Requirements:
Please write out the lines of the data exactly, beginning with the first and ending with the line containing "(43,1248) -- (1345,1226);"; leave the pictures behind.

Figure scripts:
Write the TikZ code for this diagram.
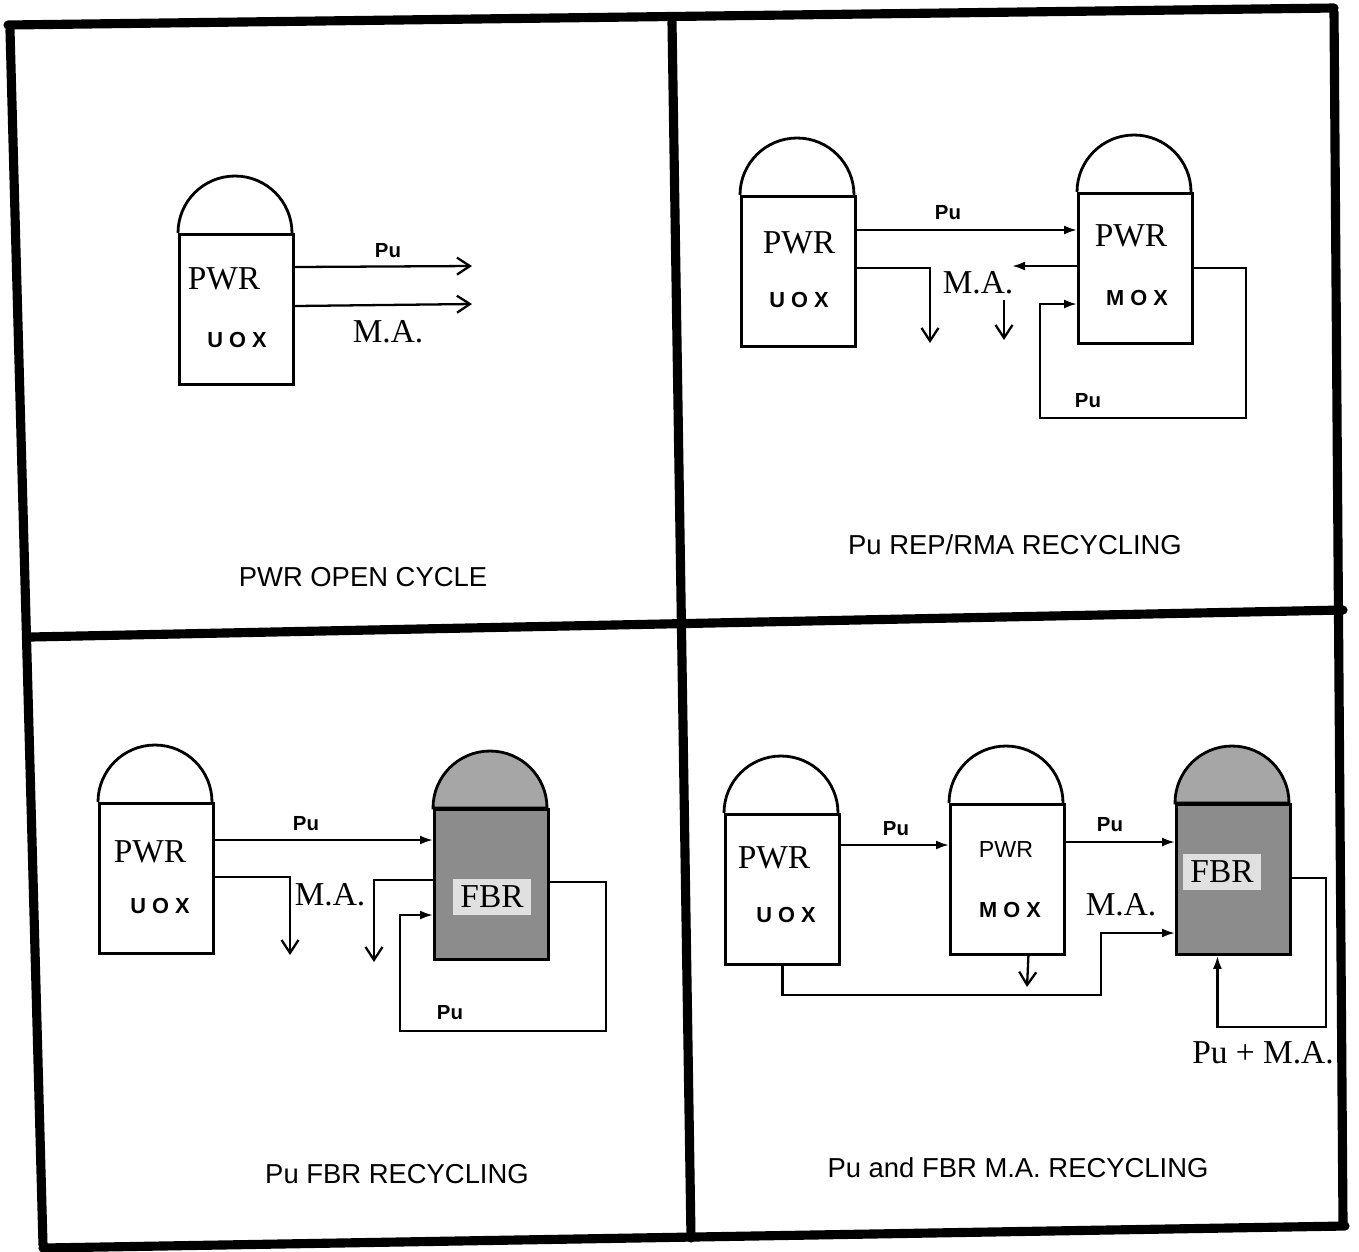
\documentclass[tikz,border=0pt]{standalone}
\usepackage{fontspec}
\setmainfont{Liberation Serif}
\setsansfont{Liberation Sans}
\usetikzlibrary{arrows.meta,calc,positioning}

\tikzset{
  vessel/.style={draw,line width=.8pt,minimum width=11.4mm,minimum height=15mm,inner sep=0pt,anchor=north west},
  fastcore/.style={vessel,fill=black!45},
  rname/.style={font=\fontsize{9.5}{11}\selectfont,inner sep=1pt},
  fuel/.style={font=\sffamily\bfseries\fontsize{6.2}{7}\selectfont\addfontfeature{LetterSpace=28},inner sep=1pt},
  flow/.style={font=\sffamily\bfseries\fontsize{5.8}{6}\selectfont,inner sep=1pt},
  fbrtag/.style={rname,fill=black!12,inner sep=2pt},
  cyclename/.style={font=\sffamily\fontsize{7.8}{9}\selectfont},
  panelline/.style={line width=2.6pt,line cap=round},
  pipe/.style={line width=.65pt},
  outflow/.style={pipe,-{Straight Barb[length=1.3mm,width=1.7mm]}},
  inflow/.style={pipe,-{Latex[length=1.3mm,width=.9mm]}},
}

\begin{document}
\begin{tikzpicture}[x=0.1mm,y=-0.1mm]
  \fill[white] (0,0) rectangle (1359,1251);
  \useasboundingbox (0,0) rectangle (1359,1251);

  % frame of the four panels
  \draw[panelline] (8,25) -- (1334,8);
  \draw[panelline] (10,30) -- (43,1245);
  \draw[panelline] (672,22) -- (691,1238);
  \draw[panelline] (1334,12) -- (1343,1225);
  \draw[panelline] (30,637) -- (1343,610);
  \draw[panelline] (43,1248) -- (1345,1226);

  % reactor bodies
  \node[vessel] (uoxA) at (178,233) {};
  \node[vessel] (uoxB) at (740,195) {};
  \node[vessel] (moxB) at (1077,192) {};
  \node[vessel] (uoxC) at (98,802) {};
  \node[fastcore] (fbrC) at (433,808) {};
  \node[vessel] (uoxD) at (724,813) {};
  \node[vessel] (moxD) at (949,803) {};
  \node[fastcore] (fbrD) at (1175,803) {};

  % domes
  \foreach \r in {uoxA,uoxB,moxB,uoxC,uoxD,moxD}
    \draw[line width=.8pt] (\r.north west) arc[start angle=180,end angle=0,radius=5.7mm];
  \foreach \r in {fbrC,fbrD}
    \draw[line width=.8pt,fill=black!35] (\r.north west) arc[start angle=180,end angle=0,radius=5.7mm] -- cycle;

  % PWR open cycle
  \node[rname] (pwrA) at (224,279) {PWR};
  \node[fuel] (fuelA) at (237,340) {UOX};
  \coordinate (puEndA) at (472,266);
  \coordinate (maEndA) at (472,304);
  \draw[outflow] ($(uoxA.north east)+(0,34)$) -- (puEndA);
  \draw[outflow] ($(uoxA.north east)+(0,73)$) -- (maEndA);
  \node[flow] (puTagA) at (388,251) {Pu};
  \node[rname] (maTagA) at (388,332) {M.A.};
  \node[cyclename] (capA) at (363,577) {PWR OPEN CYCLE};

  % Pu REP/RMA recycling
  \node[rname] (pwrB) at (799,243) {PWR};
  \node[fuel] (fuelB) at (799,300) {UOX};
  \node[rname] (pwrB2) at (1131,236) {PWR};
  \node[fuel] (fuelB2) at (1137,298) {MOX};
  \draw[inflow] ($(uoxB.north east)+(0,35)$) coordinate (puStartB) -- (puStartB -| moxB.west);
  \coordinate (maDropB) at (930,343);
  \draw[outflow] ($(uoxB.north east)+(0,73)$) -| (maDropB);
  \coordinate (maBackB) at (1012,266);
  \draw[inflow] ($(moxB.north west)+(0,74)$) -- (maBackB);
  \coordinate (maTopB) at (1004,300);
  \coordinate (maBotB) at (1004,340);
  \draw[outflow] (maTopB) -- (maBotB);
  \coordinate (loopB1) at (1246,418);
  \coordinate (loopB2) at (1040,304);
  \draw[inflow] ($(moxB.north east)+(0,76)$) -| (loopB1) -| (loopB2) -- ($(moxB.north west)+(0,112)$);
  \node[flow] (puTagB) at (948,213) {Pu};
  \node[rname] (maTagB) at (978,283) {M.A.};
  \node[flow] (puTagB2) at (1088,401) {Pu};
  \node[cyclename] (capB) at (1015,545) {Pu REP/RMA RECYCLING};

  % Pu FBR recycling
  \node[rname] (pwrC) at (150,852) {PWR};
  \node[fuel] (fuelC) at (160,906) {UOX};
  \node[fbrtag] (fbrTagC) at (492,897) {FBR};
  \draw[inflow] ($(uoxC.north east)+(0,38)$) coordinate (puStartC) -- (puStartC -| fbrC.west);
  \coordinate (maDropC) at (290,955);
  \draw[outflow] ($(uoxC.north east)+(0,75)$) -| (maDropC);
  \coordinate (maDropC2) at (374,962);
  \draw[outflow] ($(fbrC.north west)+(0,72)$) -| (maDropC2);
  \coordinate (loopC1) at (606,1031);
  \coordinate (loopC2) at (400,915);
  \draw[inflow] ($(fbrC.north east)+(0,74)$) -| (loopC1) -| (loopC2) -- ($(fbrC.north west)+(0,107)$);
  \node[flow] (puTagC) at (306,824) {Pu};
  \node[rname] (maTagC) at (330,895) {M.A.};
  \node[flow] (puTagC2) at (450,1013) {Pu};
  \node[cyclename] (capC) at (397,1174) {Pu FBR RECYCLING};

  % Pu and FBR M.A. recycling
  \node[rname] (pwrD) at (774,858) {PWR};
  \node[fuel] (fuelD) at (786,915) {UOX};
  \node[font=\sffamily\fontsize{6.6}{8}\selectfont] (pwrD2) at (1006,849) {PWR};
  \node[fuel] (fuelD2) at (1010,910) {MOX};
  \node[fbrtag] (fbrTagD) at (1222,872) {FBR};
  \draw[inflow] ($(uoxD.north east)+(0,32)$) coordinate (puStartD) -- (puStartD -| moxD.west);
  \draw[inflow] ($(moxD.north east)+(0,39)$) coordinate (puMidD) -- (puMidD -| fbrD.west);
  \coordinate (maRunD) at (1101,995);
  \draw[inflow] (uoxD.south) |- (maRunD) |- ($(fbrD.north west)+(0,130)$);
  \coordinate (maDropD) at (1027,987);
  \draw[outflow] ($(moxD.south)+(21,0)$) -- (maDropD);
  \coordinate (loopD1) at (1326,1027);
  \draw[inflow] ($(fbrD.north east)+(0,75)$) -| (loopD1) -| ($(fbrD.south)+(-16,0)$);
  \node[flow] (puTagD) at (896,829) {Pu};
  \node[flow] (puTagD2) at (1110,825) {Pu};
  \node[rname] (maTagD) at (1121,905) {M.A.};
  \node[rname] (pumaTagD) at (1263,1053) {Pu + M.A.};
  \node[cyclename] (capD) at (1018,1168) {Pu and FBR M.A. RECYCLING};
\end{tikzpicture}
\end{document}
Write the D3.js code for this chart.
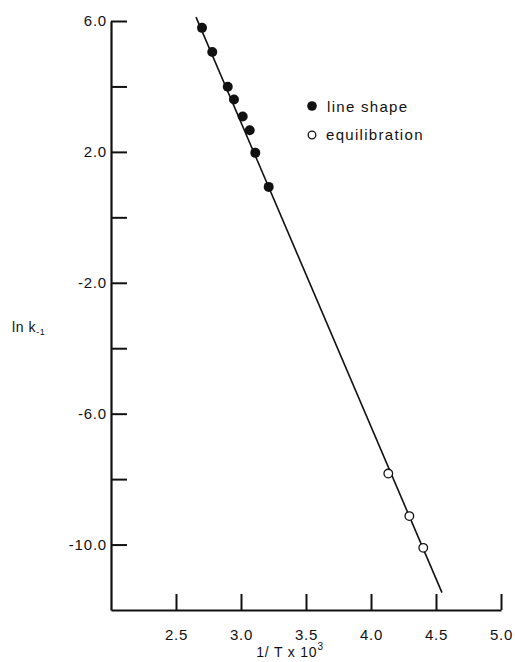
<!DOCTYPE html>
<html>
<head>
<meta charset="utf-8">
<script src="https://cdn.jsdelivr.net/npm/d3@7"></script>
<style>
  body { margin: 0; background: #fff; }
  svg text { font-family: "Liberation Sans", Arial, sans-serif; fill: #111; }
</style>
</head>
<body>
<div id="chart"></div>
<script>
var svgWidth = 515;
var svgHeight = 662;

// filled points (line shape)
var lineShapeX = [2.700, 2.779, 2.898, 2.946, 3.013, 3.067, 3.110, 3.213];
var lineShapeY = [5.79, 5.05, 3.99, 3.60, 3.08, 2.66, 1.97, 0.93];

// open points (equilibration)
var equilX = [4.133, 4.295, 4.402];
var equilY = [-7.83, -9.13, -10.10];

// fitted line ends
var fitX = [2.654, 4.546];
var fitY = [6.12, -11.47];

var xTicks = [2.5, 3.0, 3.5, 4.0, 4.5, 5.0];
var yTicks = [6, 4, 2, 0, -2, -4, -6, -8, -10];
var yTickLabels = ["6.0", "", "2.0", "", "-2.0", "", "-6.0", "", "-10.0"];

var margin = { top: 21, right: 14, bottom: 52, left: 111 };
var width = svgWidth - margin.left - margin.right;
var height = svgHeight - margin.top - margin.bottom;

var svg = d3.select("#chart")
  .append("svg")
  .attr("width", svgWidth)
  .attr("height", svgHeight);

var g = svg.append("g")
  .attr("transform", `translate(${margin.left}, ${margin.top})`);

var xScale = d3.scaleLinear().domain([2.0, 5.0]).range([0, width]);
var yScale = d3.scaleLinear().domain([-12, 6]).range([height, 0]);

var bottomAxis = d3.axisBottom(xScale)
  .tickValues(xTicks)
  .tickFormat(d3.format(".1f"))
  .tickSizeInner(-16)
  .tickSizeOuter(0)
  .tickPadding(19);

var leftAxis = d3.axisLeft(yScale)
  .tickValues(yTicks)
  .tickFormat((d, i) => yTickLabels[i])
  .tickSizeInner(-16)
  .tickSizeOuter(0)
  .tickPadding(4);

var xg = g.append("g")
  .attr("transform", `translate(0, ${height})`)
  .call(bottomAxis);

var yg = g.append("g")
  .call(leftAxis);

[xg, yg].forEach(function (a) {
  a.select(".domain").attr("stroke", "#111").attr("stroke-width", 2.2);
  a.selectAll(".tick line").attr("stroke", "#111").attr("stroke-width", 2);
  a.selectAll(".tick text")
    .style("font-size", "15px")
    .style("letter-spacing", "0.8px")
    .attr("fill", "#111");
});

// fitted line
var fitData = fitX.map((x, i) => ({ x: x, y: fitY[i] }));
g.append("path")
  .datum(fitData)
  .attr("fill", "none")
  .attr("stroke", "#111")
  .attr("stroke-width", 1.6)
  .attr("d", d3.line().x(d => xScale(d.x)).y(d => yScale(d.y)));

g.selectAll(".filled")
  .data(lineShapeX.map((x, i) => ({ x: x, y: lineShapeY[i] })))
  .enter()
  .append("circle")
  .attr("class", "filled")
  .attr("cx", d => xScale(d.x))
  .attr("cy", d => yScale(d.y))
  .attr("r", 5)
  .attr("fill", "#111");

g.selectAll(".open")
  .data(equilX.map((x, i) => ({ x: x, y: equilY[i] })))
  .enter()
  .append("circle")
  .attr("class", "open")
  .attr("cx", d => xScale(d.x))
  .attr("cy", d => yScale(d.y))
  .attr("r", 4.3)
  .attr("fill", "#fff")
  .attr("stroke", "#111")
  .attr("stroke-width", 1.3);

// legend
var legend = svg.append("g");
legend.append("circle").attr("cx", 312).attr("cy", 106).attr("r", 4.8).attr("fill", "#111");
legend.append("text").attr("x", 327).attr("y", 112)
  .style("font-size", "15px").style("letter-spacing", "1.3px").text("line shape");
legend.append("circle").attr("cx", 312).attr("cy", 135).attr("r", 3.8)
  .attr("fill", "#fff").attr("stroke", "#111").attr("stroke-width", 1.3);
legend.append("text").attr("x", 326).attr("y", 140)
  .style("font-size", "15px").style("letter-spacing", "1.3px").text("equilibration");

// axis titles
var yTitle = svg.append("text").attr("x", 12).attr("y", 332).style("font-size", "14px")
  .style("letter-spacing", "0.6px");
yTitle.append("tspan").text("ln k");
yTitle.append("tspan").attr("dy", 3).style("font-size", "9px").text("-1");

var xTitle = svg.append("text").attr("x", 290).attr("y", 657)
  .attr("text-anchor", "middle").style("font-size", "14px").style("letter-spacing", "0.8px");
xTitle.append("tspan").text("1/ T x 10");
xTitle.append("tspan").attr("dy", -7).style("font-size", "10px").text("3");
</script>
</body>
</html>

Finished answer:
Write the TikZ code for this diagram.
\documentclass[tikz,border=0pt]{standalone}
\usepackage{fontspec}
\setmainfont{Liberation Serif}
\setsansfont{Liberation Sans}
\usetikzlibrary{arrows.meta,calc,positioning}

\tikzset{
  vessel/.style={draw,line width=.8pt,minimum width=11.4mm,minimum height=15mm,inner sep=0pt,anchor=north west},
  fastcore/.style={vessel,fill=black!45},
  rname/.style={font=\fontsize{9.5}{11}\selectfont,inner sep=1pt},
  fuel/.style={font=\sffamily\bfseries\fontsize{6.2}{7}\selectfont\addfontfeature{LetterSpace=28},inner sep=1pt},
  flow/.style={font=\sffamily\bfseries\fontsize{5.8}{6}\selectfont,inner sep=1pt},
  fbrtag/.style={rname,fill=black!12,inner sep=2pt},
  cyclename/.style={font=\sffamily\fontsize{7.8}{9}\selectfont},
  panelline/.style={line width=2.6pt,line cap=round},
  pipe/.style={line width=.65pt},
  outflow/.style={pipe,-{Straight Barb[length=1.3mm,width=1.7mm]}},
  inflow/.style={pipe,-{Latex[length=1.3mm,width=.9mm]}},
}

\begin{document}
\begin{tikzpicture}[x=0.1mm,y=-0.1mm]
  \fill[white] (0,0) rectangle (1359,1251);
  \useasboundingbox (0,0) rectangle (1359,1251);

  % frame of the four panels
  \draw[panelline] (8,25) -- (1334,8);
  \draw[panelline] (10,30) -- (43,1245);
  \draw[panelline] (672,22) -- (691,1238);
  \draw[panelline] (1334,12) -- (1343,1225);
  \draw[panelline] (30,637) -- (1343,610);
  \draw[panelline] (43,1248) -- (1345,1226);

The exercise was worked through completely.